Je compte ne pas rentrer en France sans avoir revu Berlin. Qui se plaît au théâtre, doit aimer jusqu’aux foyers ; c’est du moins mon sentiment. Le hasard m’a rendu spectateur de très-grandes scènes, je passe ma vie à réfléchir sur celles qui ont étonné le monde, et à prévoir celles dont naturellement je vais être le témoin, et il me sera doux d’entendre votre bruyant disciple dire : Quand j’étais un héros, du même ton dont l’abbé de… disait : Quand j’étais un fat.

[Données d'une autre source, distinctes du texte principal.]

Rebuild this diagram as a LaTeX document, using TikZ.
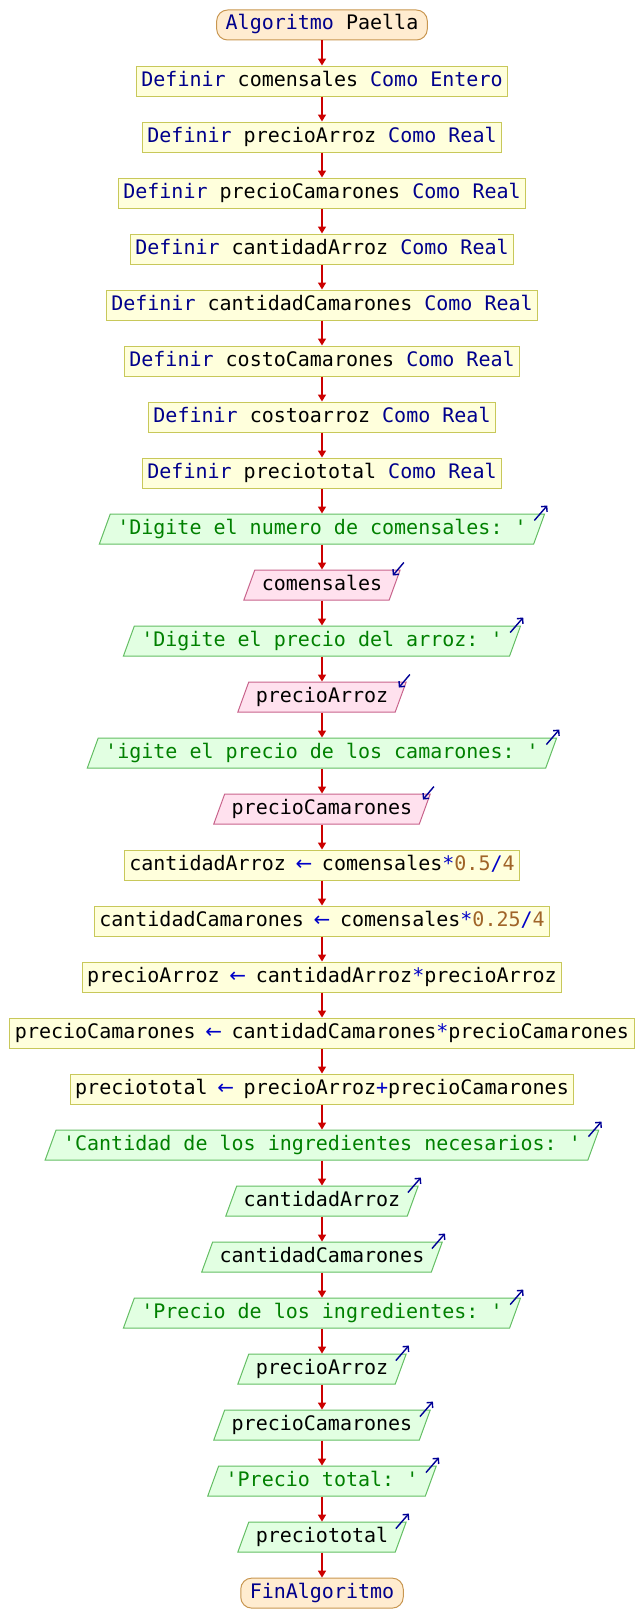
\documentclass[tikz,border=0pt]{standalone}
\usepackage{fontspec}
\setmonofont{DejaVu Sans Mono}
\newfontfamily\flechafont{DejaVu Sans}
\usetikzlibrary{positioning,shapes.geometric,arrows.meta}
\definecolor{kwazul}{RGB}{0,0,140}
\definecolor{opazul}{RGB}{0,0,200}
\definecolor{cadverde}{RGB}{0,128,0}
\definecolor{nromarron}{RGB}{160,100,40}
\definecolor{flecha}{RGB}{204,0,0}
\definecolor{iconazul}{RGB}{0,0,150}
\definecolor{termfondo}{RGB}{255,236,208}
\definecolor{termborde}{RGB}{200,150,80}
\definecolor{procfondo}{RGB}{255,255,220}
\definecolor{procborde}{RGB}{200,200,90}
\definecolor{salfondo}{RGB}{226,255,226}
\definecolor{salborde}{RGB}{100,190,100}
\definecolor{entfondo}{RGB}{255,225,238}
\definecolor{entborde}{RGB}{200,100,140}
\newcommand{\kw}[1]{\textcolor{kwazul}{#1}}
\newcommand{\cad}[1]{\textcolor{cadverde}{#1}}
\newcommand{\nro}[1]{\textcolor{nromarron}{#1}}
\newcommand{\op}[1]{\textcolor{opazul}{#1}}
\newcommand{\asig}{\op{\makebox[12bp]{\flechafont ←}}}
\begin{document}
\begin{tikzpicture}[
		x=1bp,y=1bp,
		node distance=25bp,
		every node/.style={font=\ttfamily\fontsize{20bp}{24bp}\selectfont,text height=14bp,text depth=4bp,inner ysep=6bp,line width=1bp},
		terminal/.style={draw=termborde,fill=termfondo,rounded corners=11bp,inner xsep=9bp},
		proceso/.style={draw=procborde,fill=procfondo,inner xsep=5bp},
		salida/.style={trapezium,trapezium left angle=70,trapezium right angle=110,draw=salborde,fill=salfondo,inner xsep=7bp},
		entrada/.style={salida,draw=entborde,fill=entfondo},
		flujo/.style={draw=flecha,line width=1.5bp,-{Triangle[length=7bp,width=8bp]}},
		icono/.style={draw=iconazul,line width=1.4bp,-{Straight Barb[length=4bp,width=8bp]}}
		]
		\useasboundingbox (0,0) rectangle (644,-1615);
		\node[terminal] (n0) at (322,-25) {\kw{Algoritmo} Paella};
		\node[proceso,below=of n0] (n1) {\kw{Definir} comensales \kw{Como Entero}};
		\node[proceso,below=of n1] (n2) {\kw{Definir} precioArroz \kw{Como Real}};
		\node[proceso,below=of n2] (n3) {\kw{Definir} precioCamarones \kw{Como Real}};
		\node[proceso,below=of n3] (n4) {\kw{Definir} cantidadArroz \kw{Como Real}};
		\node[proceso,below=of n4] (n5) {\kw{Definir} cantidadCamarones \kw{Como Real}};
		\node[proceso,below=of n5] (n6) {\kw{Definir} costoCamarones \kw{Como Real}};
		\node[proceso,below=of n6] (n7) {\kw{Definir} costoarroz \kw{Como Real}};
		\node[proceso,below=of n7] (n8) {\kw{Definir} preciototal \kw{Como Real}};
		\node[salida,below=of n8] (n9) {\cad{'Digite el numero de comensales: '}};
		\node[entrada,below=of n9] (n10) {comensales};
		\node[salida,below=of n10] (n11) {\cad{'Digite el precio del arroz: '}};
		\node[entrada,below=of n11] (n12) {precioArroz};
		\node[salida,below=of n12] (n13) {\cad{'igite el precio de los camarones: '}};
		\node[entrada,below=of n13] (n14) {precioCamarones};
		\node[proceso,below=of n14] (n15) {cantidadArroz \asig{} comensales\op{*}\nro{0.5}\op{/}\nro{4}};
		\node[proceso,below=of n15] (n16) {cantidadCamarones \asig{} comensales\op{*}\nro{0.25}\op{/}\nro{4}};
		\node[proceso,below=of n16] (n17) {precioArroz \asig{} cantidadArroz\op{*}precioArroz};
		\node[proceso,below=of n17] (n18) {precioCamarones \asig{} cantidadCamarones\op{*}precioCamarones};
		\node[proceso,below=of n18] (n19) {preciototal \asig{} precioArroz\op{+}precioCamarones};
		\node[salida,below=of n19] (n20) {\cad{'Cantidad de los ingredientes necesarios: '}};
		\node[salida,below=of n20] (n21) {cantidadArroz};
		\node[salida,below=of n21] (n22) {cantidadCamarones};
		\node[salida,below=of n22] (n23) {\cad{'Precio de los ingredientes: '}};
		\node[salida,below=of n23] (n24) {precioArroz};
		\node[salida,below=of n24] (n25) {precioCamarones};
		\node[salida,below=of n25] (n26) {\cad{'Precio total: '}};
		\node[salida,below=of n26] (n27) {preciototal};
		\node[terminal,below=of n27] (n28) {\kw{FinAlgoritmo}};
		\foreach \i in {1,...,28}{
			\pgfmathtruncatemacro\k{\i-1}
			\draw[flujo] (n\k.south) -- (n\i.north);
		}
		\foreach \n in {n9,n11,n13,n20,n21,n22,n23,n24,n25,n26,n27}
			\draw[icono] ([shift={(-11,-7)}]\n.top right corner) -- ++(13,15);
		\foreach \n in {n10,n12,n14}
			\draw[icono] ([shift={(3,7)}]\n.top right corner) -- ++(-11,-13);
\end{tikzpicture}
\end{document}
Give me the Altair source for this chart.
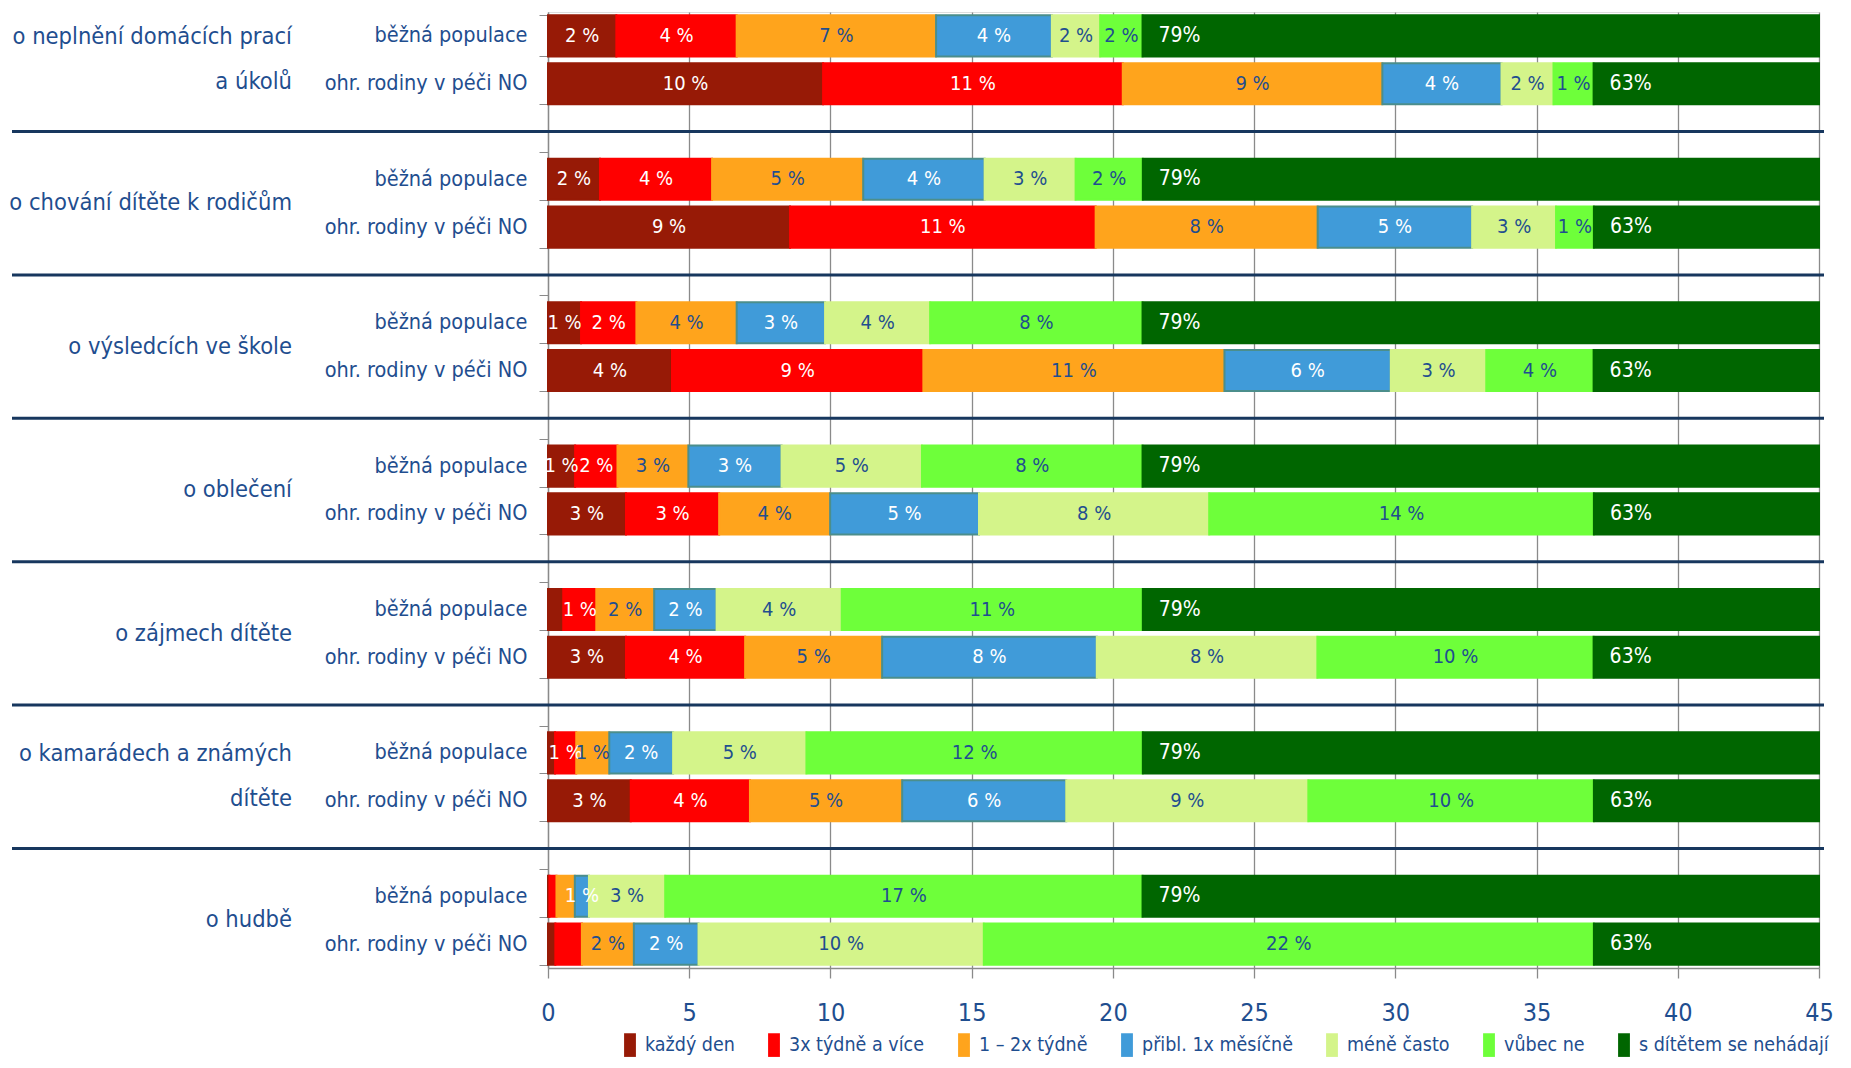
import altair as alt
import pandas as pd

FONT = "DejaVu Sans Condensed, Roboto, sans-serif"
TXT = "#1F4E8F"
GRID = "#8a8a8a"

CATEGORIES = [
    "o neplnění domácích prací\na úkolů",
    "o chování dítěte k rodičům",
    "o výsledcích ve škole",
    "o oblečení",
    "o zájmech dítěte",
    "o kamarádech a známých\ndítěte",
    "o hudbě",
]
GROUPS = ["běžná populace", "ohr. rodiny v péči NO"]
SERIES = ["každý den", "3x týdně a více", "1 – 2x týdně", "přibl. 1x měsíčně",
          "méně často", "vůbec ne", "s dítětem se nehádají"]
COLORS = ["#971A06", "#FF0000", "#FFA41C", "#409BD9", "#D4F48A", "#6EFF3A", "#006600"]
STROKES = ["#971A06", "#FF0000", "#FFA41C", "#4B8E8C", "#D4F48A", "#6EFF3A", "#006600"]
LABEL_COLORS = ["white", "white", TXT, "white", TXT, TXT, "white"]

BEZNA = [
    [2.42, 4.26, 7.06, 4.10, 1.71, 1.50],
    [1.84, 3.97, 5.35, 4.30, 3.22, 2.38],
    [1.17, 1.96, 3.55, 3.13, 3.72, 7.52],
    [0.96, 1.50, 2.51, 3.30, 4.97, 7.81],
    [0.54, 1.17, 2.05, 2.21, 4.43, 10.66],
    [0.25, 0.75, 1.17, 2.26, 4.72, 11.91],
    [0.05, 0.25, 0.65, 0.50, 2.70, 16.90],
]
OHR = [
    [9.74, 10.61, 9.19, 4.22, 1.84, 1.42],
    [8.57, 10.82, 7.86, 5.47, 2.97, 1.34],
    [4.39, 8.90, 10.66, 5.89, 3.38, 3.80],
    [2.76, 3.30, 3.93, 5.27, 8.15, 13.62],
    [2.76, 4.22, 4.85, 7.60, 7.81, 9.78],
    [2.93, 4.22, 5.39, 5.81, 8.57, 10.11],
    [0.26, 0.94, 1.84, 2.29, 10.10, 21.60],
]
NEHADAJI = [79, 63]
BEZNA_LABELS = [
    [2, 4, 7, 4, 2, 2],
    [2, 4, 5, 4, 3, 2],
    [1, 2, 4, 3, 4, 8],
    [1, 2, 3, 3, 5, 8],
    [None, 1, 2, 2, 4, 11],
    [None, 1, 1, 2, 5, 12],
    [None, None, None, 1, 3, 17],
]
OHR_LABELS = [
    [10, 11, 9, 4, 2, 1],
    [9, 11, 8, 5, 3, 1],
    [4, 9, 11, 6, 3, 4],
    [3, 3, 4, 5, 8, 14],
    [3, 4, 5, 8, 8, 10],
    [3, 4, 5, 6, 9, 10],
    [None, None, 2, 2, 10, 22],
]

# ---- build tables ----
SLOTS = []
for ci in range(len(CATEGORIES)):
    SLOTS.append(f"{ci}|{GROUPS[0]}")
    SLOTS.append(f"{ci}|{GROUPS[1]}")
    if ci < len(CATEGORIES) - 1:
        SLOTS.append(f"{ci}|gap")

bars, seg_labels, rest_labels = [], [], []
for ci in range(len(CATEGORIES)):
    for gi, (vals, labs) in enumerate([(BEZNA, BEZNA_LABELS), (OHR, OHR_LABELS)]):
        slot = f"{ci}|{GROUPS[gi]}"
        start = 0.0
        for si, v in enumerate(vals[ci]):
            end = start + v
            bars.append(dict(slot=slot, series=SERIES[si], start=start, end=end))
            lab = labs[ci][si]
            if lab is not None:
                seg_labels.append(dict(slot=slot, mid=(start + end) / 2,
                                       text=f"{lab} %", tc=LABEL_COLORS[si]))
            start = end
        rest = NEHADAJI[gi]
        bars.append(dict(slot=slot, series=SERIES[6], start=start, end=start + rest))
        rest_labels.append(dict(slot=slot, mid=start, text=f"{rest}%"))

bars_df = pd.DataFrame(bars)
seg_df = pd.DataFrame(seg_labels)
rest_df = pd.DataFrame(rest_labels)
cat_single = pd.DataFrame({"slot": [f"{ci}|{GROUPS[0]}" for ci, c in enumerate(CATEGORIES) if "\n" not in c],
                           "text": [c for c in CATEGORIES if "\n" not in c]})
cat_multi = pd.DataFrame({"slot": [f"{ci}|{GROUPS[0]}" for ci, c in enumerate(CATEGORIES) if "\n" in c],
                          "text": [c for c in CATEGORIES if "\n" in c]})
sep_df = pd.DataFrame({"slot": [s for s in SLOTS if s.endswith("|gap")]})

W, H = 1271, 956

yscale = alt.Scale(domain=SLOTS, paddingInner=0.14, paddingOuter=0.07)
yaxis = alt.Axis(title=None, tickBand="extent", ticks=True, tickSize=9, tickColor=GRID,
                 domainColor=GRID, domainWidth=1.3, labelFontSize=21.5, labelColor=TXT,
                 labelFont=FONT, labelPadding=12, labelLimit=400, grid=False,
                 labelExpr="split(datum.value, '|')[1] == 'gap' ? '' : split(datum.value, '|')[1]")
Y = alt.Y("slot:N", scale=yscale, axis=yaxis, sort=SLOTS)

xscale = alt.Scale(domain=[0, 45], nice=False, clamp=True)
xaxis = alt.Axis(title=None, values=list(range(0, 46, 5)), grid=True, gridColor=GRID,
                 gridWidth=1.3, domainColor=GRID, domainWidth=1.3, tickColor=GRID,
                 tickSize=10, tickWidth=1.3, labelFontSize=25, labelColor=TXT,
                 labelFont=FONT, labelPadding=22, labelFlush=False)

bar_layer = alt.Chart(bars_df).mark_bar(strokeWidth=2).encode(
    y=Y,
    x=alt.X("start:Q", scale=xscale, axis=xaxis),
    x2="end:Q",
    color=alt.Color("series:N", scale=alt.Scale(domain=SERIES, range=COLORS),
                    legend=alt.Legend(title=None, orient="none", legendX=70, legendY=1021,
                                      direction="horizontal", columns=7,
                                      symbolType="M-0.5,-1H0.5V1H-0.5Z", symbolSize=560,
                                      symbolStrokeWidth=0, labelFontSize=19.5,
                                      labelColor=TXT, labelFont=FONT, labelLimit=400,
                                      labelOffset=3, columnPadding=27)),
    stroke=alt.Stroke("series:N", scale=alt.Scale(domain=SERIES, range=STROKES), legend=None),
)

seg_layer = alt.Chart(seg_df).mark_text(fontSize=20, font=FONT, baseline="middle",
                                        align="center").encode(
    y=Y,
    x=alt.X("mid:Q", scale=xscale),
    text="text:N",
    color=alt.Color("tc:N", scale=None),
)

rest_layer = alt.Chart(rest_df).mark_text(fontSize=21, font=FONT, baseline="middle",
                                          align="left", dx=16, color="white").encode(
    y=Y,
    x=alt.X("mid:Q", scale=xscale),
    text="text:N",
)

cat_single_layer = alt.Chart(cat_single).mark_text(fontSize=23.5, font=FONT, baseline="middle",
                                                   align="right", dy=24, color=TXT).encode(
    y=Y,
    x=alt.value(-256),
    text="text:N",
)

cat_multi_layer = alt.Chart(cat_multi).mark_text(fontSize=23.5, font=FONT, baseline="middle",
                                                 align="right", dy=1, lineBreak="\n",
                                                 lineHeight=45, color=TXT).encode(
    y=Y,
    x=alt.value(-256),
    text="text:N",
)

sep_layer = alt.Chart(sep_df).mark_rule(color="#17375E", strokeWidth=3).encode(
    y=Y,
    x=alt.value(-536),
    x2=alt.value(W + 5),
)

chart = alt.layer(bar_layer, seg_layer, rest_layer, cat_single_layer, cat_multi_layer,
                  sep_layer).properties(
    width=W, height=H,
    autosize=alt.AutoSizeParams(type="none"),
    padding={"left": 540, "top": 4, "right": 24, "bottom": 92},
).configure_view(strokeWidth=0).configure(font=FONT)

chart.save("out.html", embed_options={"renderer": "svg", "actions": False})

J’apprends, monsieur, par un de vos amis que je vois souvent, que vous êtes satisfait de votre nouveau domaine, que tout ce qui vous entoure se ressent de votre bonheur. Je vous en félicite, ou, pour mieux dire, j’en félicite l’humanité. La douceur et la tranquillité de votre sort enhardira peut-être ceux que nous avons intérêt de voir suivre vos traces. Vivez, monsieur, donnez-nous des leçons, créez-nous des plaisirs, et croyez que, pour un ingrat, vous ferez toujours mille admirateurs.

Je vous plaindrais pourtant si chacun de ceux qui vous rendent ce qui vous est dû était aussi verbeux que moi ; mais je vous ai vu promener patiemment dans votre jardin une foule de gens que vous ne connaissiez pas, et j’ai dit : J’aurai aussi mon quart d’heure.

J’ai l’honneur, etc.


4052. — À MADAME LA MARQUISE DU DEFFANT.
18 février.

L’éloquent Cicéron, madame, sans lequel aucun Français ne peut penser, commençait toujours ses lettres par ces mots : « Si vous vous portez bien, j’en suis bien aise ; pour moi, je me porte bien. »

J’ai le malheur d’être tout le contraire de Cicéron ; si vous vous portez mal, j’en suis fâché ; pour moi, je me porte mal. Heureusement je me suis fait une niche dans laquelle on peut vivre et mourir à sa fantaisie. C’est une consolation que je n’aurais pas eue à Craon, auprès du révérend père Stanislas et de frère Jean des Entommeures de Menoux[1]. C’est encore une grande consolation de s’être formé une société de gens qui ont une âme ferme et un bon cœur ; la chose est rare, même dans Paris. Cependant j’imagine que c’est à peu près ce que vous avez trouvé.

  1. Jésuite, confesseur de Stanislas. — Frère Jean des Entommeures, dont Voltaire lui donne le nom, est le principal acteur dans le chapitre xxvii du livre Ier de Gargantua.